Cependant, insistez sur le fait que les alcooliques ont beaucoup en commun et que de toute façon, vous aimeriez garder un lien amical avec lui. Puis, laissez les choses comme elles sont.
Ne vous découragez pas si votre candidat ne répond pas immédiatement. Partez à la recherche d’un autre alcoolique et essayez encore. Vous trouverez certainement un malade assez désespéré pour accepter sans hésiter ce que vous avez à offrir. Insister auprès de quelqu’un qui ne peut ou ne veut pas travailler avec vous, c’est, à notre avis, une perte de temps. Laissé à lui-même, il pourrait, en peu de temps, découvrir qu’il ne peut se rétablir par ses propres moyens.

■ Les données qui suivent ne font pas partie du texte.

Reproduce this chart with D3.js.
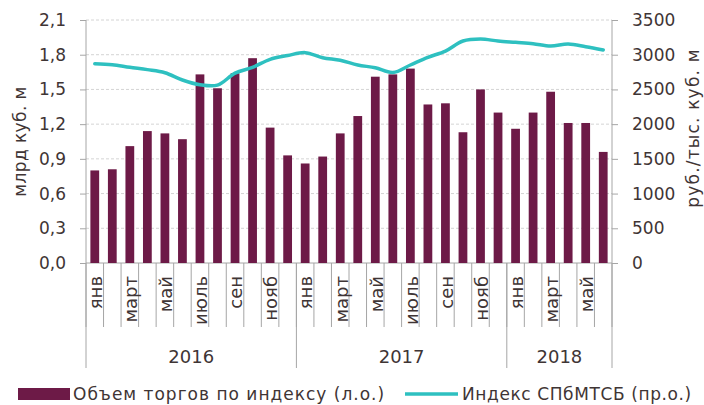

Passer trop de temps sur un cas prive un autre alcoolique de l’occasion de vivre normalement et d’être heureux. Un de nos membres a échoué complètement dans ses six premières tentatives. Il aime répéter que s’il avait poursuivi son action auprès de ces alcooliques, il en aurait peut-être privé beaucoup d’autres, sauvés depuis, de leur chance de se rétablir.
Supposons maintenant que vous rendez une deuxième visite à votre candidat. Il a lu ce livre et se dit prêt à faire les Douze Étapes du programme de rétablissement. Ayant vous-même vécu cette expérience, vous êtes en mesure de lui donner des conseils pratiques. Laissez-lui savoir que vous êtes disposé à recevoir ses confidences lorsqu’il aura décidé de raconter son histoire, mais n’insistez pas s’il préfère consulter une autre personne.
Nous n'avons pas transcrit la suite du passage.